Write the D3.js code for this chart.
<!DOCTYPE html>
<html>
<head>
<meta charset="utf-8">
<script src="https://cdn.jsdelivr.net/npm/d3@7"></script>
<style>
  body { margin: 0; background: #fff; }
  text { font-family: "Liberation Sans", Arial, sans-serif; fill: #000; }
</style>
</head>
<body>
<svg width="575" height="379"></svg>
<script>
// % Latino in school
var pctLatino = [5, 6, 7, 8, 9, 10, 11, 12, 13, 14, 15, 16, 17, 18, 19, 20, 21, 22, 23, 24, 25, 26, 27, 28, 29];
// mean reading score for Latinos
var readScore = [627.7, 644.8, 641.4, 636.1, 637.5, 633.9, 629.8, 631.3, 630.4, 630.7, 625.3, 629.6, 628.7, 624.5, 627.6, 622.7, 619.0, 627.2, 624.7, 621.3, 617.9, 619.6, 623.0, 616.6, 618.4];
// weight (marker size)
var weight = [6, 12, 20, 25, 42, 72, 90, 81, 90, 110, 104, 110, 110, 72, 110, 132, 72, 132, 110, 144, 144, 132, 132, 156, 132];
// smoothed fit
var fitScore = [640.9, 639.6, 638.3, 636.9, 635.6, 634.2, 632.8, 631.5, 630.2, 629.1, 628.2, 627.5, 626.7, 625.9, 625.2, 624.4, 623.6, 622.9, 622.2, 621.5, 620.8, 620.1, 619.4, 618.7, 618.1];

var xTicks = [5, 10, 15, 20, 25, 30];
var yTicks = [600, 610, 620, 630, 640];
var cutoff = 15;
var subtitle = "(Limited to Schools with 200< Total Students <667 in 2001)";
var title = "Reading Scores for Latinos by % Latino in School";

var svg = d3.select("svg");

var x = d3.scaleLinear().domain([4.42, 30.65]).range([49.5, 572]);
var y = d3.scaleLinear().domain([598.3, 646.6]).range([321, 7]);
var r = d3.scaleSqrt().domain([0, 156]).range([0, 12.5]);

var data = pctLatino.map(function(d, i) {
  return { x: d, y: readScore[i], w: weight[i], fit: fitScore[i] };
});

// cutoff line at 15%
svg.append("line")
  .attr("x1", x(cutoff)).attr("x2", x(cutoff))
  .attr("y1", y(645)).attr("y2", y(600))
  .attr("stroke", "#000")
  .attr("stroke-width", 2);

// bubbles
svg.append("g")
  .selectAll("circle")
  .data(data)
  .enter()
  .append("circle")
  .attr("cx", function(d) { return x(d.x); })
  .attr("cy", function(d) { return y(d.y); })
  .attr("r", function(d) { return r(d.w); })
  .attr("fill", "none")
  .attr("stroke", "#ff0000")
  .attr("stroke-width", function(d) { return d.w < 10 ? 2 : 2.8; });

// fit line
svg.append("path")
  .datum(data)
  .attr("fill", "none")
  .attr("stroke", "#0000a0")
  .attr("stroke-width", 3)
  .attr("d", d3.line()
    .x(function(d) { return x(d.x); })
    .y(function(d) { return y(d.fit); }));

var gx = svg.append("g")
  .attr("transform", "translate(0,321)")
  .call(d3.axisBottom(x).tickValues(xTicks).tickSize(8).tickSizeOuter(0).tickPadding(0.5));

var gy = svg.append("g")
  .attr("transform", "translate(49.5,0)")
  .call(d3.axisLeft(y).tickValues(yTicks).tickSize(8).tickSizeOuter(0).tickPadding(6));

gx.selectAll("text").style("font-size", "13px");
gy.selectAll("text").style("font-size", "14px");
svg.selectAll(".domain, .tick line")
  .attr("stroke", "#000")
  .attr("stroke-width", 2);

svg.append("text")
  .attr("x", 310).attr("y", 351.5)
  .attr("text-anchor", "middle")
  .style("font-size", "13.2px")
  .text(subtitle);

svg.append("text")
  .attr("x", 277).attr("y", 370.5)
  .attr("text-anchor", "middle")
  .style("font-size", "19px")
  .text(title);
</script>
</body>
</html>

**WHAT IS NEEDED**. Word for word, write out the data.

**ANSWER BELOW**.
Write the D3.js code for this chart.
<!DOCTYPE html>
<html>
<head>
<meta charset="utf-8">
<script src="https://cdn.jsdelivr.net/npm/d3@7"></script>
<style>
  body { margin: 0; background: #fff; }
  text { font-family: "Liberation Sans", Arial, sans-serif; fill: #000; }
</style>
</head>
<body>
<svg width="575" height="379"></svg>
<script>
// % Latino in school
var pctLatino = [5, 6, 7, 8, 9, 10, 11, 12, 13, 14, 15, 16, 17, 18, 19, 20, 21, 22, 23, 24, 25, 26, 27, 28, 29];
// mean reading score for Latinos
var readScore = [627.7, 644.8, 641.4, 636.1, 637.5, 633.9, 629.8, 631.3, 630.4, 630.7, 625.3, 629.6, 628.7, 624.5, 627.6, 622.7, 619.0, 627.2, 624.7, 621.3, 617.9, 619.6, 623.0, 616.6, 618.4];
// weight (marker size)
var weight = [6, 12, 20, 25, 42, 72, 90, 81, 90, 110, 104, 110, 110, 72, 110, 132, 72, 132, 110, 144, 144, 132, 132, 156, 132];
// smoothed fit
var fitScore = [640.9, 639.6, 638.3, 636.9, 635.6, 634.2, 632.8, 631.5, 630.2, 629.1, 628.2, 627.5, 626.7, 625.9, 625.2, 624.4, 623.6, 622.9, 622.2, 621.5, 620.8, 620.1, 619.4, 618.7, 618.1];

var xTicks = [5, 10, 15, 20, 25, 30];
var yTicks = [600, 610, 620, 630, 640];
var cutoff = 15;
var subtitle = "(Limited to Schools with 200< Total Students <667 in 2001)";
var title = "Reading Scores for Latinos by % Latino in School";

var svg = d3.select("svg");

var x = d3.scaleLinear().domain([4.42, 30.65]).range([49.5, 572]);
var y = d3.scaleLinear().domain([598.3, 646.6]).range([321, 7]);
var r = d3.scaleSqrt().domain([0, 156]).range([0, 12.5]);

var data = pctLatino.map(function(d, i) {
  return { x: d, y: readScore[i], w: weight[i], fit: fitScore[i] };
});

// cutoff line at 15%
svg.append("line")
  .attr("x1", x(cutoff)).attr("x2", x(cutoff))
  .attr("y1", y(645)).attr("y2", y(600))
  .attr("stroke", "#000")
  .attr("stroke-width", 2);

// bubbles
svg.append("g")
  .selectAll("circle")
  .data(data)
  .enter()
  .append("circle")
  .attr("cx", function(d) { return x(d.x); })
  .attr("cy", function(d) { return y(d.y); })
  .attr("r", function(d) { return r(d.w); })
  .attr("fill", "none")
  .attr("stroke", "#ff0000")
  .attr("stroke-width", function(d) { return d.w < 10 ? 2 : 2.8; });

// fit line
svg.append("path")
  .datum(data)
  .attr("fill", "none")
  .attr("stroke", "#0000a0")
  .attr("stroke-width", 3)
  .attr("d", d3.line()
    .x(function(d) { return x(d.x); })
    .y(function(d) { return y(d.fit); }));

var gx = svg.append("g")
  .attr("transform", "translate(0,321)")
  .call(d3.axisBottom(x).tickValues(xTicks).tickSize(8).tickSizeOuter(0).tickPadding(0.5));

var gy = svg.append("g")
  .attr("transform", "translate(49.5,0)")
  .call(d3.axisLeft(y).tickValues(yTicks).tickSize(8).tickSizeOuter(0).tickPadding(6));

gx.selectAll("text").style("font-size", "13px");
gy.selectAll("text").style("font-size", "14px");
svg.selectAll(".domain, .tick line")
  .attr("stroke", "#000")
  .attr("stroke-width", 2);

svg.append("text")
  .attr("x", 310).attr("y", 351.5)
  .attr("text-anchor", "middle")
  .style("font-size", "13.2px")
  .text(subtitle);

svg.append("text")
  .attr("x", 277).attr("y", 370.5)
  .attr("text-anchor", "middle")
  .style("font-size", "19px")
  .text(title);
</script>
</body>
</html>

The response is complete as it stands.